Serving Not-So-Hard Time In Norway's Surprisingly Posh Prisons

"There are painting, sculpture, cooking, music and tagging workshops"
"There are painting, sculpture, cooking, music and tagging workshops"
Catherine Frammery

HALDEN - “Hello everybody! How are you today!?”

On stage, behind his keyboard, the musician takes in the applause and boisterous chattering, as he presents the members of his band. They kick into a cover of a reggae version of a Jackson Brothers’ song, the lights blink, as the singers move confidently from English to Arabic, Norwegian and even a few words of French. A filmmaker is capturing the scene, while a young radio reporter conducts interviews.
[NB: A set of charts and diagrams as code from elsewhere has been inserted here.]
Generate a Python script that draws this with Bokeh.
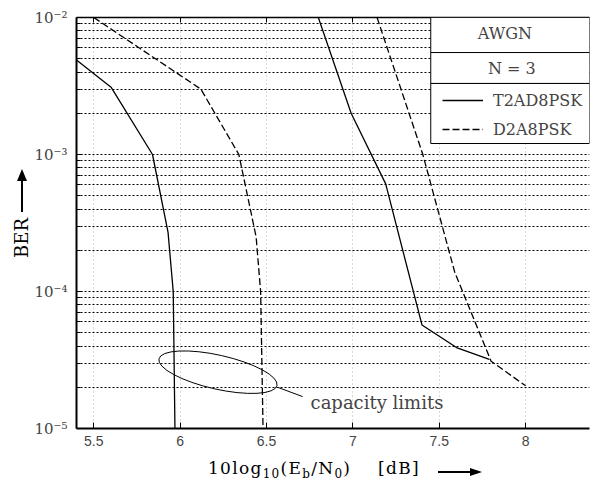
from bokeh.plotting import figure
from bokeh.models import (Range1d, FixedTicker, LinearAxis, Label, BoxAnnotation,
                          Legend, LegendItem, Div)
from bokeh.layouts import row, column
from bokeh.embed import file_html
from bokeh.resources import INLINE

# ---------------- data ----------------
t2ad_a_x = [5.40, 5.60, 5.84, 5.93, 5.96, 5.97]
t2ad_a_y = [4.9e-3, 3.1e-3, 1.0e-3, 2.7e-4, 1.0e-4, 1.0e-5]
d2a_a_x = [5.50, 6.12, 6.34, 6.44, 6.466, 6.48]
d2a_a_y = [1.0e-2, 3.0e-3, 1.0e-3, 2.5e-4, 1.0e-4, 1.0e-5]
t2ad_b_x = [6.80, 6.99, 7.19, 7.40, 7.60, 7.79]
t2ad_b_y = [1.0e-2, 2.0e-3, 6.1e-4, 5.7e-5, 3.9e-5, 3.2e-5]
d2a_b_x = [7.14, 7.405, 7.59, 7.80, 8.00]
d2a_b_y = [1.0e-2, 1.0e-3, 1.38e-4, 3.1e-5, 2.05e-5]

x_ticks = [5.5, 6.0, 6.5, 7.0, 7.5, 8.0]
x_tick_labels = ["5.5", "6", "6.5", "7", "7.5", "8"]
y_ticks = [1e-5, 1e-4, 1e-3, 1e-2]
y_tick_labels = ["10\u207b\u2075", "10\u207b\u2074", "10\u207b\u00b3", "10\u207b\u00b2"]
y_minor = [m * d for d in [1e-5, 1e-4, 1e-3] for m in range(2, 10)]

series_names = ["T2AD8PSK", "D2A8PSK"]
box_texts = ["AWGN", "N = 3"]

SERIF = "DejaVu Serif"

p = figure(width=560, height=456, output_backend="svg", toolbar_location=None,
           x_range=Range1d(5.4, 8.37), y_range=Range1d(1e-5, 1e-2), y_axis_type="log",
           min_border_left=46, min_border_right=1, min_border_top=17, min_border_bottom=28)
p.outline_line_color = None
p.background_fill_color = "white"

# grids
xt = FixedTicker(ticks=x_ticks)
yt = FixedTicker(ticks=y_ticks, minor_ticks=y_minor)
p.xaxis.ticker = xt
p.yaxis.ticker = yt
p.xgrid.ticker = xt
p.ygrid.ticker = yt
p.xgrid.grid_line_color = "#b0b0b0"
p.xgrid.grid_line_dash = "1 3"
p.xgrid.grid_line_width = 1
p.ygrid.grid_line_color = "black"
p.ygrid.grid_line_dash = "2 2"
p.ygrid.grid_line_width = 1.2
p.ygrid.minor_grid_line_color = "black"
p.ygrid.minor_grid_line_dash = "2 2"
p.ygrid.minor_grid_line_width = 1.2

# axes
xa = p.xaxis[0]
xa.major_label_overrides = {t: l for t, l in zip(x_ticks, x_tick_labels)}
xa.major_label_text_font = "Liberation Sans"
xa.major_label_text_font_size = "14px"
xa.major_label_standoff = 7
xa.major_tick_in = 6
xa.major_tick_out = 0
xa.minor_tick_line_color = None
xa.axis_line_width = 2

ya = p.yaxis[0]
ya.major_label_overrides = {t: l for t, l in zip(y_ticks, y_tick_labels)}
ya.major_label_text_font = SERIF
ya.major_label_text_font_size = "15px"
ya.major_label_standoff = 9
ya.major_tick_in = 6
ya.major_tick_out = 0
ya.minor_tick_in = 4
ya.minor_tick_out = 0
ya.axis_line_width = 2

top = LinearAxis(ticker=xt, major_label_text_font_size="1px", major_label_text_color=None,
                 major_label_standoff=0, major_tick_in=5, major_tick_out=0,
                 minor_tick_line_color=None, axis_line_width=1.5)
p.add_layout(top, "above")

# curves
LW = 1.3
r1 = p.line(t2ad_a_x, t2ad_a_y, line_color="black", line_width=LW)
p.line(t2ad_b_x, t2ad_b_y, line_color="black", line_width=LW)
r2 = p.line(d2a_a_x, d2a_a_y, line_color="black", line_width=LW, line_dash="7 3")
p.line(d2a_b_x, d2a_b_y, line_color="black", line_width=LW, line_dash="7 3")

# capacity-limit annotation
p.ellipse(x=[6.219], y=[2.577e-5], width=121, height=34, angle=-0.222,
          width_units="screen", height_units="screen",
          fill_color=None, line_color="black", line_width=1)
p.line([6.564, 6.709], [2.0e-5, 1.71e-5], line_color="black", line_width=1)
p.add_layout(Label(x=6.755, y=1.55e-5, text="capacity limits", text_font=SERIF,
                   text_font_size="18px", text_baseline="alphabetic"))

# legend box
for bottom, topv in [(5.55e-3, None), (3.30e-3, 5.55e-3), (1.203e-3, 3.30e-3)]:
    p.add_layout(BoxAnnotation(left=7.451, bottom=bottom, top=topv, fill_color="white",
                               fill_alpha=1, line_color="black", line_width=1, line_alpha=1))
p.add_layout(Label(x=7.88, y=7.6e-3, text=box_texts[0], text_font=SERIF, text_font_size="16px",
                   text_align="center", text_baseline="middle"))
p.add_layout(Label(x=7.92, y=4.22e-3, text=box_texts[1], text_font=SERIF, text_font_size="16px",
                   text_align="center", text_baseline="middle"))
legend = Legend(items=[LegendItem(label=series_names[0], renderers=[r1]),
                       LegendItem(label=series_names[1], renderers=[r2])],
                location=(366, 289), margin=0, padding=0, spacing=9,
                glyph_width=41, glyph_height=20, label_height=20, label_standoff=10,
                label_text_font=SERIF, label_text_font_size="16px",
                border_line_color=None, background_fill_alpha=0)
p.add_layout(legend)

# axis titles (HTML, for the subscripts and the arrows)
sub = '<sub style="font-size:12px;vertical-align:-4px;line-height:0">'
xlabel_html = (
    '<div style="position:relative;width:560px;height:28px;font-family:\'DejaVu Serif\';color:black">'
    '<div style="position:absolute;left:178px;top:2px;font-size:17px;line-height:20px;'
    'letter-spacing:1.3px;white-space:nowrap">'
    f'10log{sub}10</sub>(E{sub}b</sub>/N{sub}0</sub>)&nbsp;&nbsp;&nbsp;&nbsp;[dB]</div>'
    '<div style="position:absolute;left:408px;top:15px;width:32px;height:2px;background:black"></div>'
    '<div style="position:absolute;left:440px;top:12px;width:0;height:0;border-top:4px solid transparent;'
    'border-bottom:4px solid transparent;border-left:12px solid black"></div>'
    '</div>')
ylabel_html = (
    '<div style="position:relative;width:30px;height:484px;font-family:\'DejaVu Serif\';color:black">'
    '<div style="position:absolute;left:22px;top:238px;transform:translate(-50%,-50%) rotate(-90deg);'
    'font-size:18px;white-space:nowrap">BER</div>'
    '<div style="position:absolute;left:21px;top:181px;width:2px;height:31px;background:black"></div>'
    '<div style="position:absolute;left:17px;top:169px;width:0;height:0;border-left:5px solid transparent;'
    'border-right:5px solid transparent;border-bottom:12px solid black"></div>'
    '</div>')
xdiv = Div(text=xlabel_html, width=560, height=28, margin=0)
ydiv = Div(text=ylabel_html, width=30, height=484, margin=0)

layout = row(ydiv, column(p, xdiv, spacing=0), spacing=0)
open("out.html", "w").write(file_html(layout, INLINE))
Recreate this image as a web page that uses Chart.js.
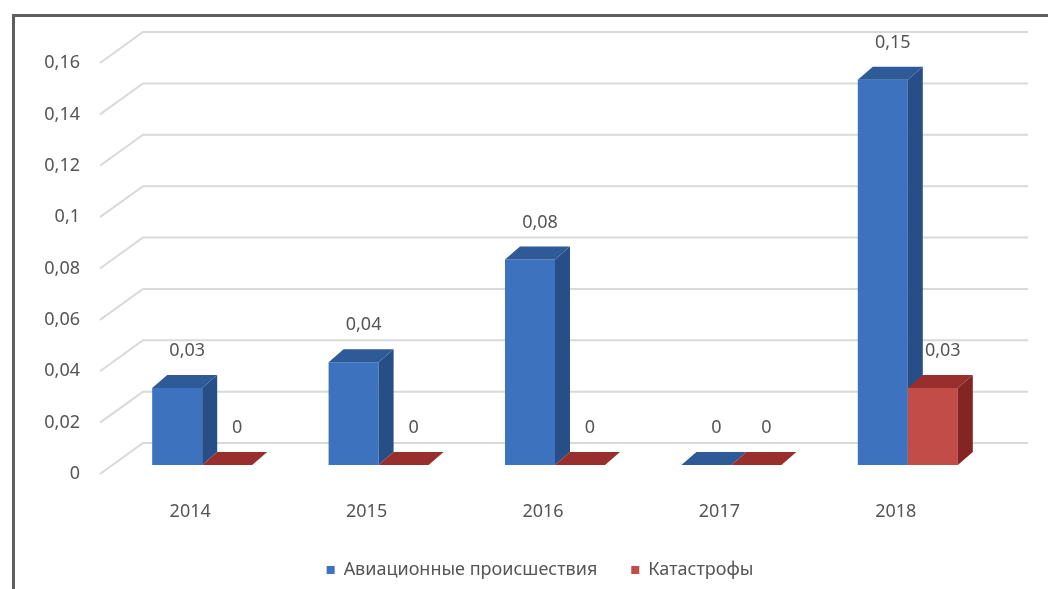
<!DOCTYPE html>
<html lang="ru">
<head>
<meta charset="utf-8">
<title>Авиационные происшествия и катастрофы</title>
<script src="https://cdn.jsdelivr.net/npm/chart.js@4/dist/chart.umd.min.js"></script>
<style>
  html, body { margin: 0; padding: 0; background: #fff; }
  #wrap { position: relative; width: 1048px; height: 589px; overflow: hidden; }
  #frame {
    position: absolute; left: 12px; top: 14px; right: -10px; bottom: -10px;
    border-top: 3px solid #5e5e5e; border-left: 3px solid #5e5e5e;
  }
  #chart { position: absolute; left: 0; top: 0; }
</style>
</head>
<body>
<div id="wrap">
  <div id="frame"></div>
  <canvas id="chart" width="1048" height="589"></canvas>
</div>
<script>
// --- data ---
const years = ['2014', '2015', '2016', '2017', '2018'];
const incidents = [0.03, 0.04, 0.08, 0, 0.15];   // Авиационные происшествия
const disasters = [0, 0, 0, 0, 0.03];            // Катастрофы
const yMin = 0;
const yMax = 0.16;
const yStep = 0.02;

const textColor = '#555555';
const font = {family: '"Noto Sans", "DejaVu Sans", sans-serif', size: 18};

// front / side / top colours for each series
const faces = [
  {front: '#3d72bf', side: '#284e88', top: '#2f5a98'},
  {front: '#c24c48', side: '#842523', top: '#982f2c'}
];
const depthX = 15, depthY = 13;

const fmt = v => String(Math.round(v * 100) / 100).replace('.', ',');

// fake 3D: back wall grid + extruded bars, drawn from the bar elements
const bars3d = {
  id: 'bars3d',
  afterLayout(chart) {
    // legend sits a bit right of the plot centre
    chart.legend.left += 42;
    chart.legend.right += 42;
  },
  beforeDatasetsDraw(chart) {
    const ctx = chart.ctx;
    const y = chart.scales.y;

    // wall gridlines with the little diagonals running back from the labels
    ctx.save();
    ctx.strokeStyle = '#d9d9d9';
    ctx.lineWidth = 2;
    y.ticks.forEach(t => {
      const p = y.getPixelForValue(t.value);
      ctx.beginPath();
      ctx.moveTo(100, p + 9);
      ctx.lineTo(143, p - 22);
      ctx.lineTo(1028, p - 22);
      ctx.stroke();
    });
    ctx.restore();

    // bars, left to right so the nearer faces overlap properly
    years.forEach((_, i) => {
      chart.data.datasets.forEach((ds, d) => {
        const el = chart.getDatasetMeta(d).data[i];
        const c = faces[d];
        const l = el.x - el.width / 2, r = el.x + el.width / 2;
        const top = el.y, base = el.base;
        ctx.save();
        ctx.fillStyle = c.front;
        ctx.fillRect(l, top, r - l, base - top);
        ctx.fillStyle = c.side;
        ctx.beginPath();
        ctx.moveTo(r, top);
        ctx.lineTo(r + depthX, top - depthY);
        ctx.lineTo(r + depthX, base - depthY);
        ctx.lineTo(r, base);
        ctx.closePath();
        ctx.fill();
        ctx.fillStyle = c.top;
        ctx.beginPath();
        ctx.moveTo(l, top);
        ctx.lineTo(l + depthX, top - depthY);
        ctx.lineTo(r + depthX, top - depthY);
        ctx.lineTo(r, top);
        ctx.closePath();
        ctx.fill();
        ctx.restore();
      });
    });

    // value labels
    ctx.save();
    ctx.fillStyle = textColor;
    ctx.font = font.size + 'px ' + font.family;
    ctx.textAlign = 'center';
    ctx.textBaseline = 'middle';
    chart.data.datasets.forEach((ds, d) => {
      chart.getDatasetMeta(d).data.forEach((el, i) => {
        ctx.fillText(fmt(ds.data[i]), el.x + 10, el.y - 37);
      });
    });
    ctx.restore();
    return false;
  }
};

new Chart(document.getElementById('chart'), {
  type: 'bar',
  data: {
    labels: years,
    datasets: [
      {label: 'Авиационные происшествия', data: incidents, backgroundColor: faces[0].front, borderWidth: 0},
      {label: 'Катастрофы', data: disasters, backgroundColor: faces[1].front, borderWidth: 0}
    ]
  },
  options: {
    responsive: false,
    animation: false,
    layout: {padding: {left: 0, right: 52, top: 54, bottom: 0}},
    datasets: {bar: {categoryPercentage: 0.567, barPercentage: 1}},
    scales: {
      x: {
        grid: {display: false, drawTicks: false},
        border: {display: false},
        ticks: {color: textColor, font: font, padding: 36, labelOffset: -12},
        afterFit: s => { s.height = 62; }
      },
      y: {
        min: yMin, max: yMax,
        grid: {display: false, drawTicks: false},
        border: {display: false},
        ticks: {
          stepSize: yStep, color: textColor, font: font, padding: 34, labelOffset: 9,
          callback: v => fmt(v)
        },
        afterFit: s => { s.width = 114; }
      }
    },
    plugins: {
      legend: {
        position: 'bottom',
        maxHeight: 64,
        labels: {color: textColor, font: font, boxWidth: 8, boxHeight: 8, padding: 34}
      },
      tooltip: {enabled: false}
    }
  },
  plugins: [bars3d]
});
</script>
</body>
</html>
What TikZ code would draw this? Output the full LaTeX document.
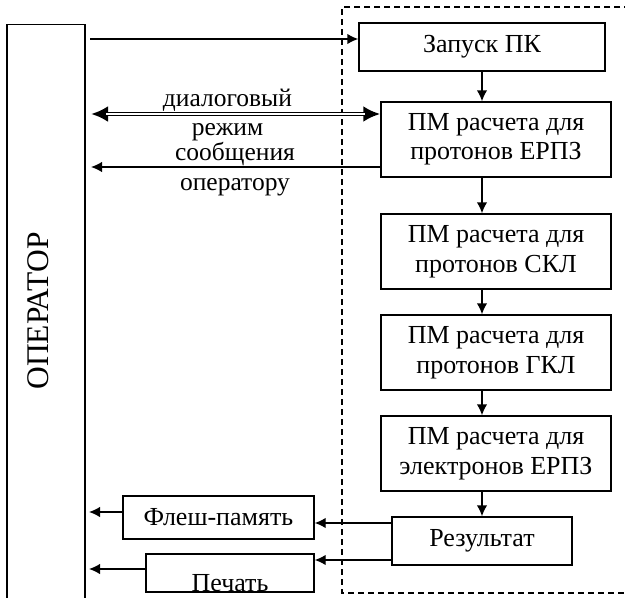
\documentclass[tikz,border=0pt]{standalone}
\usepackage{fontspec}
\setmainfont{Liberation Serif}
\usetikzlibrary{arrows.meta}
\begin{document}
\begin{tikzpicture}[x=1pt,y=-1pt, line width=1.4pt,
  box/.style={draw, line width=1.4pt, inner sep=0pt, align=center, font=\fontsize{26}{29.5}\selectfont},
  lbl/.style={font=\fontsize{25.5}{29}\selectfont, anchor=base, inner sep=0pt},
  arr/.style={-{Latex[length=11pt,width=10.5pt]}},
  bigtip/.style={{Latex[length=17pt,width=16pt]}-{Latex[length=17pt,width=16pt]}},
  frame/.style={dash pattern=on 6pt off 4pt, line width=1.2pt}
  ]
\useasboundingbox (0,0) rectangle (625,598);
% operator column
\coordinate (obl) at (7,600);
\coordinate (otl) at (7,24.5);
\coordinate (otr) at (85,24.5);
\coordinate (obr) at (85,600);
\draw (obl) -- (otl) -- (otr) -- (obr);
\node[rotate=90, inner sep=0pt, font=\fontsize{31.5}{31.5}\selectfont] (op) at (38.5,311) {ОПЕРАТОР};
% dashed frame
\coordinate (dbl) at (342,593);
\coordinate (dtl) at (342,7);
\coordinate (dtr) at (630,7);
\coordinate (dbr) at (630,593);
\draw[frame] (dtr) -- (dtl) -- (dbl) -- (dbr);
% boxes
\node[box, minimum width=246pt, minimum height=48pt] (zap) at (482,47) {Запуск ПК};
\node[box, minimum width=230pt, minimum height=75pt] (p1) at (496,139.5) {ПМ расчета для\\протонов ЕРПЗ};
\node[box, minimum width=230pt, minimum height=75pt] (p2) at (496,251.5) {ПМ расчета для\\протонов СКЛ};
\node[box, minimum width=230pt, minimum height=75pt] (p3) at (496,352.5) {ПМ расчета для\\протонов ГКЛ};
\node[box, minimum width=230pt, minimum height=75pt] (p4) at (496,453.5) {ПМ расчета для\\электронов ЕРПЗ};
\node[box, minimum width=180pt, minimum height=48pt] (res) at (482,541) {Результат};
\node[box, minimum width=191pt, minimum height=43pt] (flash) at (218.5,517.5) {Флеш-память};
\node[box, minimum width=168pt, minimum height=38pt] (print) at (230,573) {};
\node[lbl, font=\fontsize{26}{29.5}\selectfont] (printlbl) at (230,591) {Печать};
% vertical flow
\coordinate (vx) at (482,0);
\draw[arr] (zap.south) -- (vx |- p1.north);
\draw[arr] (vx |- p1.south) -- (vx |- p2.north);
\draw[arr] (vx |- p2.south) -- (vx |- p3.north);
\draw[arr] (vx |- p3.south) -- (vx |- p4.north);
\draw[arr] (vx |- p4.south) -- (res.north);
% operator -> start
\coordinate (a0) at (90,39);
\draw[arr] (a0) -- (a0 -| zap.west);
% dialog (double line)
\coordinate (d0) at (91,114);
\draw[bigtip, line width=4.4pt] (d0) -- (d0 -| p1.west);
\draw[white, line width=1.4pt, shorten <=15pt, shorten >=15pt] (d0) -- (d0 -| p1.west);
\node[lbl] (l1) at (227.5,106) {диалоговый};
\node[lbl] (l2) at (227.5,135) {режим};
% messages
\coordinate (m0) at (91,167);
\draw[arr] (m0 -| p1.west) -- (m0);
\node[lbl] (l3) at (235,160) {сообщения};
\node[lbl] (l4) at (235,190) {оператору};
% results
\coordinate (r1) at (0,523);
\draw[arr] (r1 -| res.west) -- (r1 -| flash.east);
\coordinate (r2) at (0,560);
\draw[arr] (r2 -| res.west) -- (r2 -| print.east);
\coordinate (f1) at (89,512);
\draw[arr] (f1 -| flash.west) -- (f1);
\coordinate (f2) at (89,569);
\draw[arr] (f2 -| print.west) -- (f2);
\end{tikzpicture}
\end{document}
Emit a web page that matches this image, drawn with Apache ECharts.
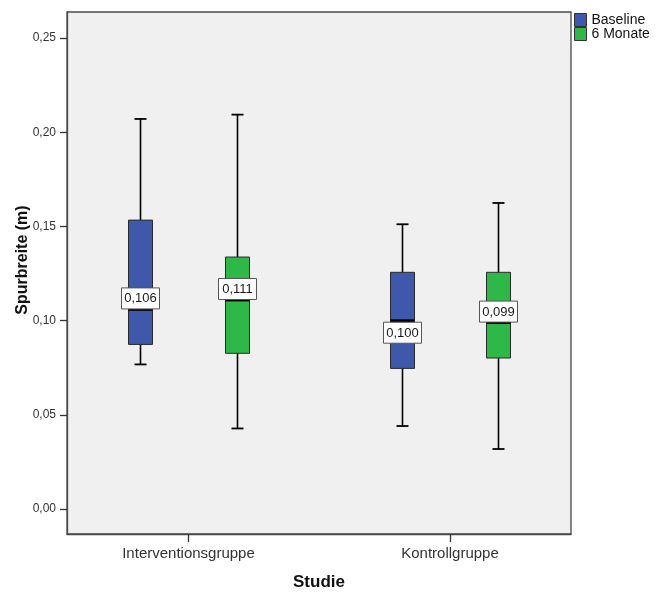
<!DOCTYPE html>
<html>
<head>
<meta charset="utf-8">
<script src="https://cdn.jsdelivr.net/npm/echarts@6/dist/echarts.min.js"></script>
<style>
  html, body { margin: 0; padding: 0; background: #ffffff; }
  #chart { width: 659px; height: 596px; }
</style>
</head>
<body>
<div id="chart"></div>
<script>
// ---- data ----
const categories = ['Interventionsgruppe', 'Kontrollgruppe'];
const seriesNames = ['Baseline', '6 Monate'];
const yTicks = [0, 0.05, 0.10, 0.15, 0.20, 0.25];
// [min, Q1, median, Q3, max] per category
const baseline = [
  [0.0768, 0.0874, 0.106, 0.1534, 0.2071],
  [0.0441, 0.0747, 0.100, 0.1257, 0.1512]
];
const sechsMonate = [
  [0.0428, 0.0827, 0.111, 0.1338, 0.2094],
  [0.0319, 0.0802, 0.099, 0.1257, 0.1625]
];

// ---- style ----
const FONT = '"Liberation Sans", Arial, sans-serif';
const colors = ['#3E58AC', '#2EB848'];
const pxOffsets = [-48.3, 48.3];
const BOX_W = 24, CAP_W = 12;
// where the median label sits relative to the median line, per series / category
const labelSide = [['up', 'down'], ['up', 'up']];

function fmt(v, d) { return v.toFixed(d).replace('.', ','); }

function makeRender(sIdx) {
  return function (params, api) {
    const xi = api.value(0);
    const mn = api.value(1), q1 = api.value(2), md = api.value(3), q3 = api.value(4), mx = api.value(5);
    const cx = Math.round(api.coord([xi, 0])[0] + pxOffsets[sIdx]) + 0.5;
    const y = v => api.coord([xi, v])[1];
    const yMin = y(mn), yQ1 = y(q1), yMd = y(md), yQ3 = y(q3), yMax = y(mx);
    const side = labelSide[sIdx][params.dataIndex];
    const LW = 38, LH = 21;
    const ly = side === 'up' ? yMd - LH - 0.5 : yMd + 1.5;
    return {
      type: 'group',
      children: [
        { type: 'line', shape: { x1: cx, y1: yMax, x2: cx, y2: yMin },
          style: { stroke: '#000', lineWidth: 1.6 } },
        { type: 'line', shape: { x1: cx - CAP_W / 2, y1: yMax, x2: cx + CAP_W / 2, y2: yMax },
          style: { stroke: '#000', lineWidth: 1.8 } },
        { type: 'line', shape: { x1: cx - CAP_W / 2, y1: yMin, x2: cx + CAP_W / 2, y2: yMin },
          style: { stroke: '#000', lineWidth: 1.8 } },
        { type: 'rect', shape: { x: cx - BOX_W / 2, y: yQ3, width: BOX_W, height: yQ1 - yQ3 },
          style: { fill: colors[sIdx], stroke: '#2a2a2a', lineWidth: 1 } },
        { type: 'line', shape: { x1: cx - BOX_W / 2, y1: yMd, x2: cx + BOX_W / 2, y2: yMd },
          style: { stroke: '#000', lineWidth: 2.8 } },
        { type: 'rect', shape: { x: cx - LW / 2, y: ly, width: LW, height: LH },
          style: { fill: '#ffffff', stroke: '#555', lineWidth: 1 } },
        { type: 'text', style: { x: cx, y: ly + LH / 2 + 0.5, text: fmt(md, 3), align: 'center',
          verticalAlign: 'middle', fill: '#1a1a1a', font: '13px ' + FONT } }
      ]
    };
  };
}

const chart = echarts.init(document.getElementById('chart'), null, { renderer: 'canvas' });

const option = {
  animation: false,
  backgroundColor: '#ffffff',
  textStyle: { fontFamily: FONT },
  grid: {
    left: 67, top: 12, right: 88, bottom: 60,
    show: true, backgroundColor: '#f0f0f0', borderColor: '#4a4a4a', borderWidth: 1.3
  },
  legend: {
    orient: 'vertical', left: 574, top: 13, padding: 0,
    itemWidth: 12, itemHeight: 13, itemGap: 0,
    icon: 'rect',
    itemStyle: { borderColor: '#333', borderWidth: 1 },
    textStyle: { fontSize: 14, lineHeight: 13, color: '#111', fontFamily: FONT },
    data: seriesNames
  },
  xAxis: {
    type: 'value',
    min: -0.4646, max: 1.4627,
    name: 'Studie', nameLocation: 'middle', nameGap: 40, nameMoveOverlap: false,
    nameTextStyle: { fontSize: 17, fontWeight: 'bold', color: '#111', fontFamily: FONT },
    axisLine: { show: true, onZero: false, lineStyle: { color: '#4a4a4a', width: 1.3 } },
    axisTick: { show: true, customValues: [0, 1], length: 8, lineStyle: { color: '#333', width: 1.3 } },
    axisLabel: {
      customValues: [0, 1], margin: 12, fontSize: 15, color: '#333', fontFamily: FONT,
      formatter: v => categories[Math.round(v)]
    },
    splitLine: { show: false }
  },
  yAxis: {
    type: 'value',
    min: -0.01322, max: 0.26388,
    name: 'Spurbreite (m)', nameLocation: 'middle', nameGap: 36, nameMoveOverlap: false,
    nameTextStyle: { fontSize: 16, fontWeight: 'bold', color: '#111', fontFamily: FONT, padding: [0, 0, 0, 26] },
    axisLine: { show: true, onZero: false, lineStyle: { color: '#4a4a4a', width: 1.3 } },
    axisTick: { show: true, customValues: yTicks, length: 7, lineStyle: { color: '#333', width: 1.3 } },
    axisLabel: {
      customValues: yTicks, margin: 11, fontSize: 12, color: '#333', fontFamily: FONT,
      formatter: v => fmt(v, 2)
    },
    splitLine: { show: false }
  },
  series: [baseline, sechsMonate].map((arr, s) => ({
    type: 'custom',
    name: seriesNames[s],
    itemStyle: { color: colors[s] },
    encode: { x: 0, y: [1, 2, 3, 4, 5] },
    data: arr.map((d, i) => [i].concat(d)),
    renderItem: makeRender(s),
    clip: false
  }))
};

chart.setOption(option);
</script>
</body>
</html>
It is hard to imagine that this is all happening inside a high-security facility, an hour outside of Oslo. Indeed, this prison in the town of Halden looks more like a hotel.

“Life sentences do not exist in Norway," notes prison director Are Hoidal. "All these people will be our neighbors one day. Prisoners remain human beings; we take away their freedom, but not their rights.”

Hoidal is getting used to answering questions from surprised researchers, government officials and journalists who come to study the “Norwegian prison model.” He says the starting point is that: “We do not build a modern prison like a prison from the past.”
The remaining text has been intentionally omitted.